"Is it dead?" asks a little girl.
The pike, lying on a table at the National Aquarium, is indeed dead but on its way to immortality.
Artist Terry Ravie is applying printers' ink to it with brushes and rollers, and when the colors have been blended to simulate the fish's own, he presses rice paper on the pike, creating a lovely impression.
Ravie and other members of the Nature Printing Society are practicing the ancient Japanese art of gyotaku -- an art the public is invited to try at a workshop this weekend.
The little girl is told that most artists prefer to work with dead fish because they don't flop around, but "there is a poet who takes the fish out of the water and prints them very quickly," pipes up Marian Cromley, who is arranging the antennae of a blue crab -- dead -- for printing. "He lets them move around and make their own print. Then he throws them back and writes a poem."
Eric Hochberg, considered the guru of American fish printers, is gouging the eye out of a flounder, then stuffing the cavity with a wad of paper towel to avoid a potential mess.
"You also put paper toweling in the mouth," he explains, "so the fish doesn't bleed out. And you have to wash the fish with water and a little Comet or Ajax to take the mucus off."
Hochberg applies several coats of red and brown ink to the flounder, then blends the colors selectively with a roller. He presses a sheet of rice paper onto the flounder, tamping and rubbing with skilled fingers to capture every scale and fin. The result is a softly ethereal image of a flounder swimming on stark white paper and looking much more beautiful than in real life.
"Eric prints soft-image," says Cromley. "But look at the detail. If you don't get detail, you're not a fishprinter -- you're kindergarten."
Other members of the Nature Printing Society are selecting their fish from an ice- chest full of flounder, perch, blues and butterfish donated by a friendly fisherman. As for Ravie's fish, well, "The pike is one of my failures," says aquarium curator Brian Montague. "It jumped out of the tank last night."
Fresh as the pike may be, nobody plans to eat it for dinner.
"I make so many prints of one fish that by the time I finish, the fish wouldn't be fit to eat," says Ravie, pressing the rice paper into the fins with the stick end of a brush.
But dinners with fish printing as the appetizer and the subject as the main course may someday be a possibility, according to another participant, Marilyn Micik.
"There's a soy-protein-based ink now on the Japanese market," she says. "We have a member going to Japan soon who's going to bring some back."
No one knows exactly how and when fish printing got started in Japan, but there's an ancient folk tale about a fish who was a prince until a wicked priest cast a spell on him. A peasant caught the fish prince and wrapped it in rice paper, creating a print so beautiful it was hung on the palace wall. When the wicked priest looked at it, the fish turned back into a prince and killed him. Ever since then -- whenever that was -- gyotaku has been practiced by poets, artists and scientists, fishermen who wanted to prove how big the catch was and shopkeepers who want to advertise fishing tackle for sale. Most American fishprinters learned about the art more or less by accident.

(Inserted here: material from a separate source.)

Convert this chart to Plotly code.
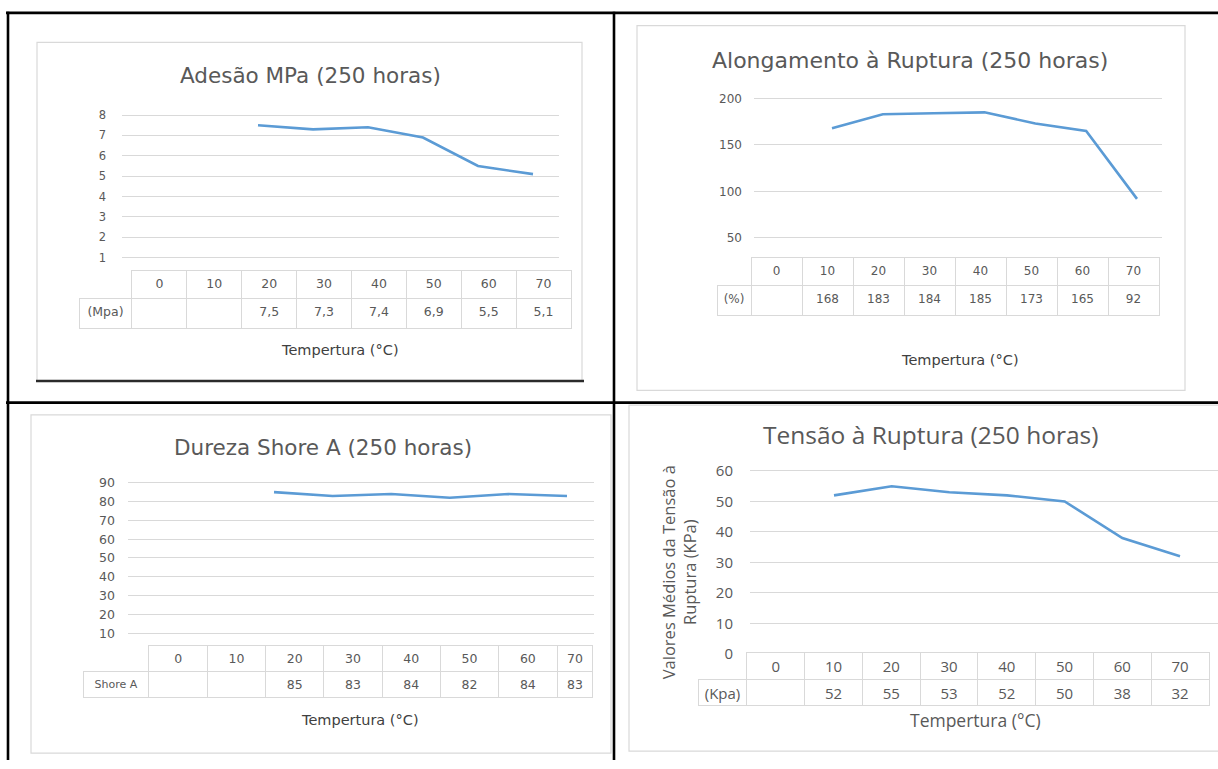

"I caught a fish about 13 years ago and decided I wanted to make an image," says Ravie, whose main artistic interest at that time was pottery.

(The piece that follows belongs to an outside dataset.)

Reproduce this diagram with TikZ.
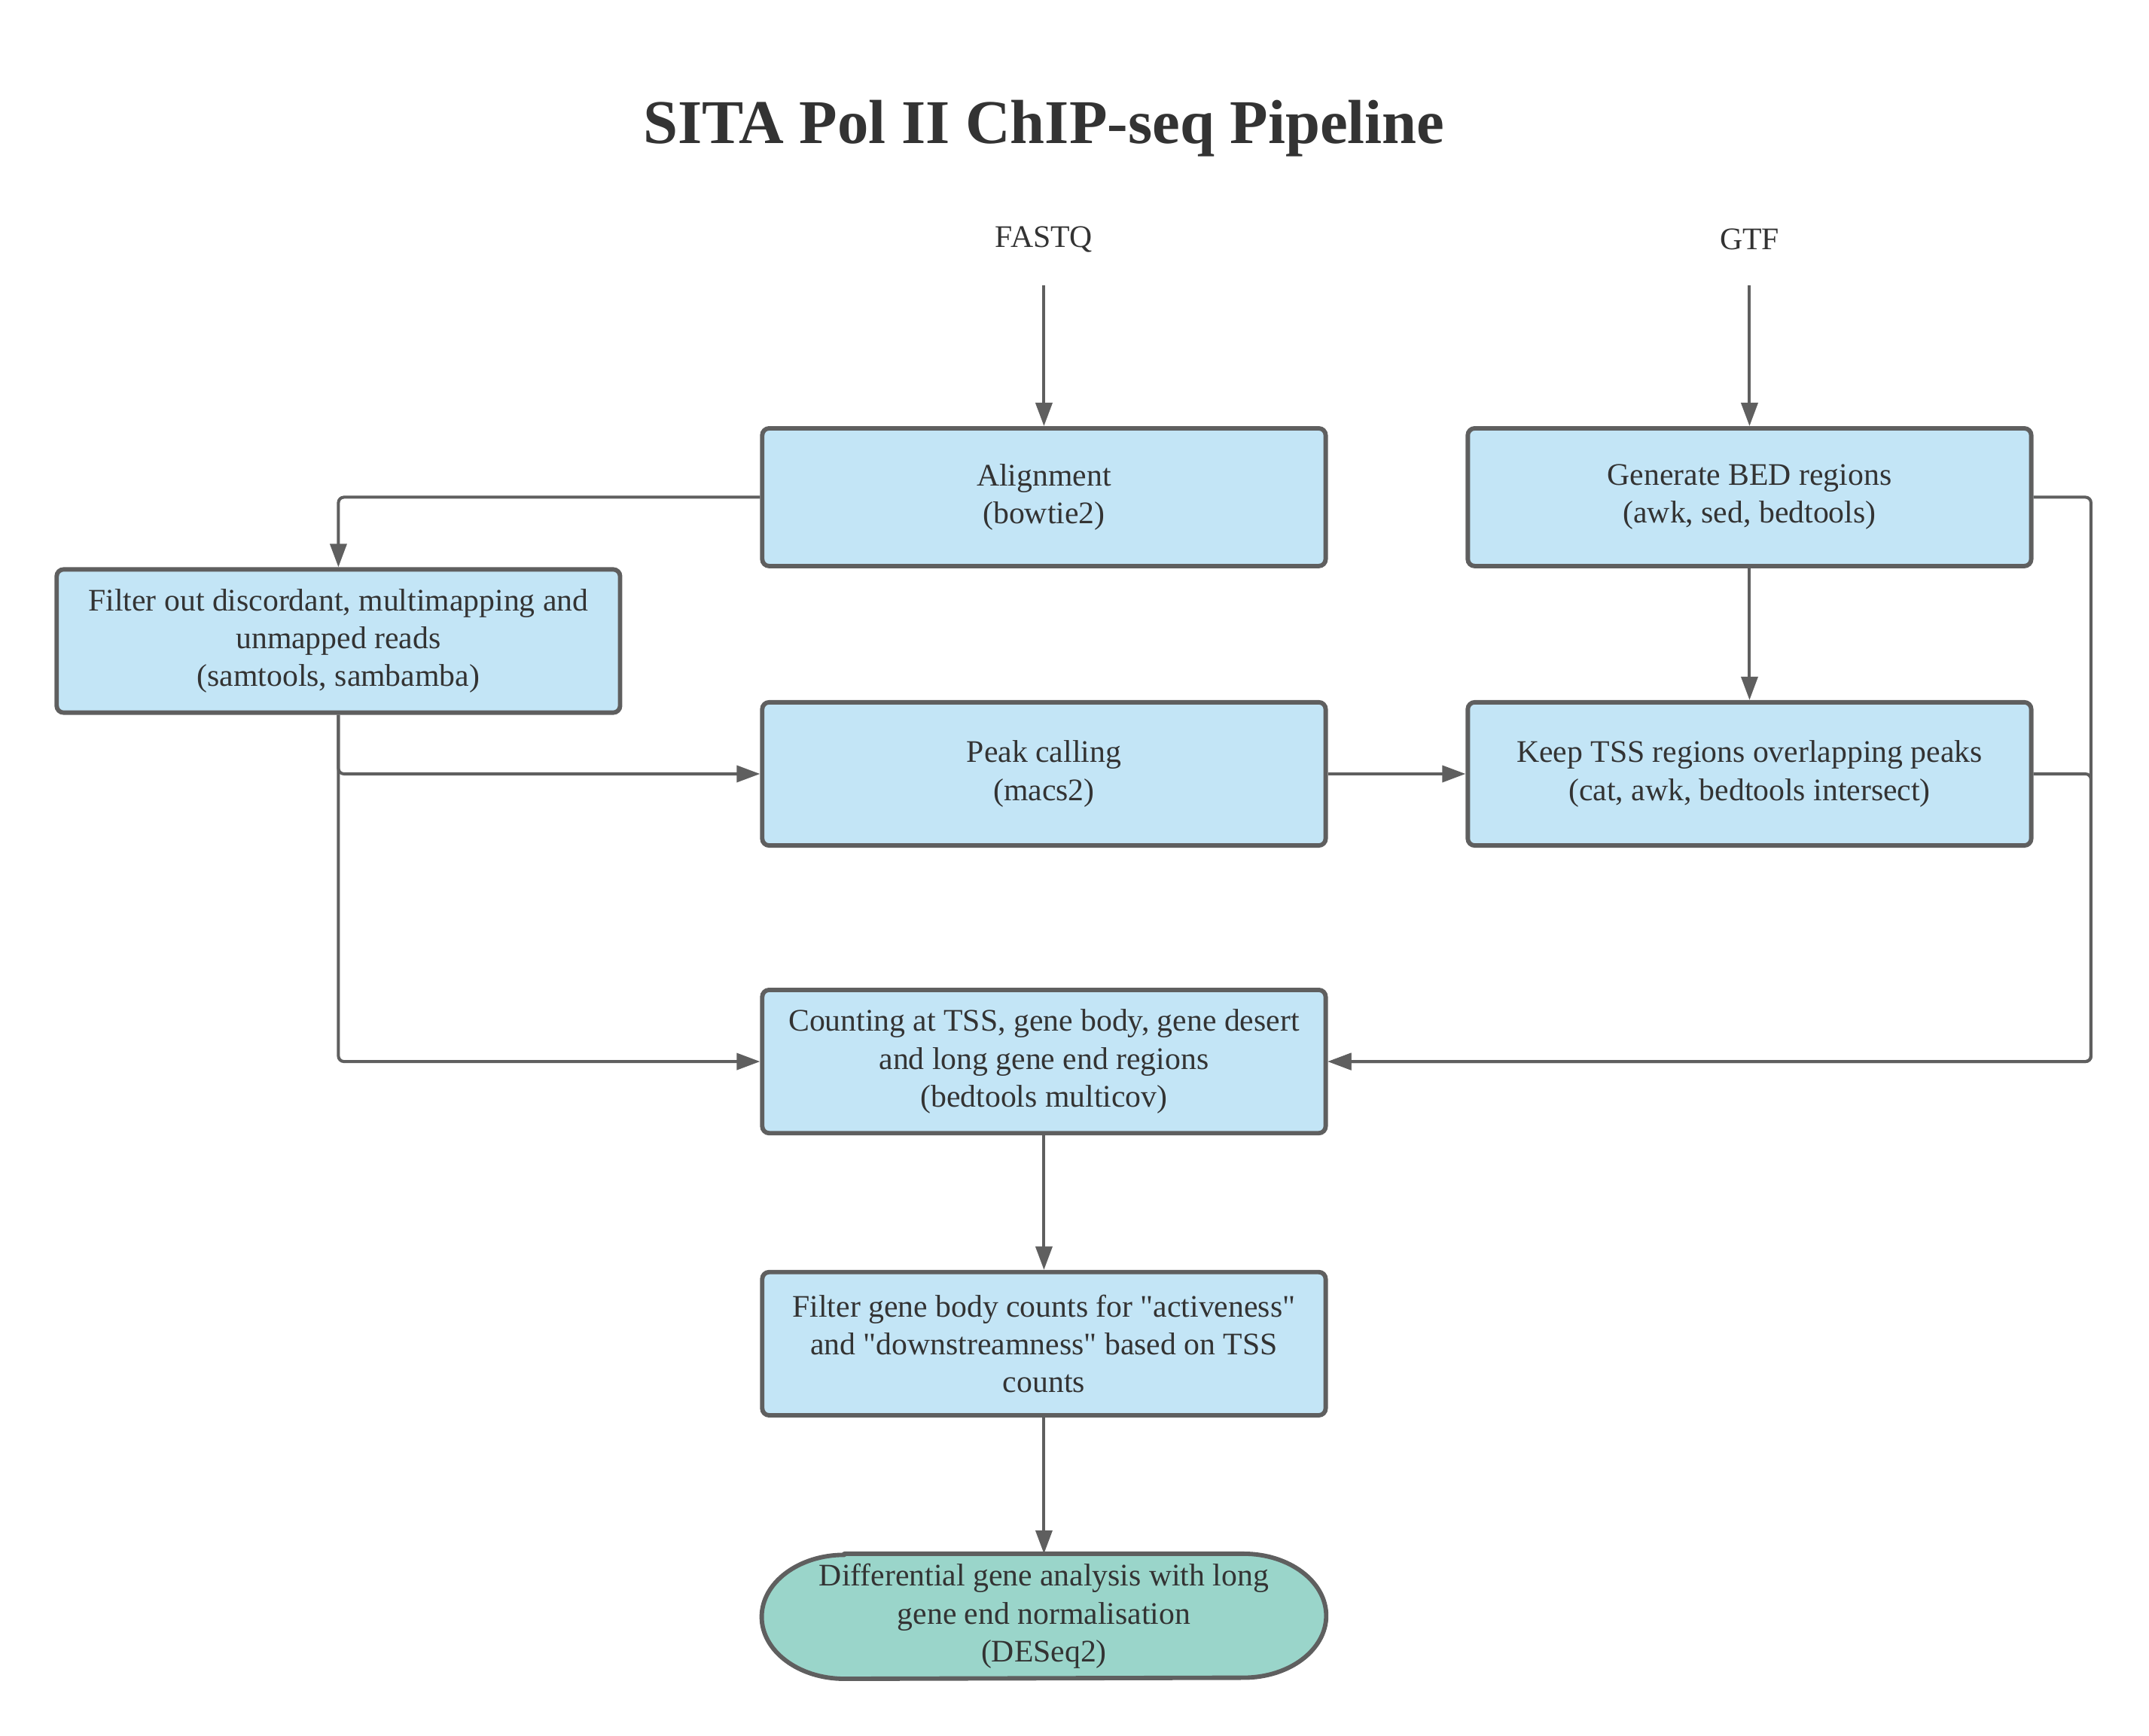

Hochberg got into fish printing as a study break when he was writing his doctoral dissertation on the kidney parasites of the octopus. When Cromley, who lives in Falls Church, wanted some information on fish printing, she wrote to Japanese authority Yoshio Hiyama, who put her in touch with Hochberg.
"We had all been working in our closets," says Cromley, spreading black ink on a butterfish.
Now the Nature Printing Society has about 75 members nationwide, a half-dozen of them here. Many, like Evelyn Pennington, concentrate on printing plants or insects rather than fish.
But now she stands here, in a skirt that she printed with Queen Anne's Lace, trying to "see what a plant printer can do with a fish," and regarding the porgy she is preparing with a certain amount of distrust. After printing the porgy and a butterfish, Pennington turns to another subject and shows the print to a visitor. It is a beautiful image of a familiar creature.
"It's a cockroach," she explains. "I found it in the corner." PRINTING YOUR OWN FISH -- The National Aquarium will host a fish-printing workshop this Saturday from 10 to noon and from 1 to 3 at the Aquarium, in the Department of Commerce, 14th Street and Constitution Avenue NW. Children and adults are welcome and participants are asked to bring a stiff 1/2-inch paint brush and a tube of black, water-base printers' ink. Instruction, paper and fish will be supplied. The only cost is admission to the Aquarium -- $1 for adults and 50 cents for children.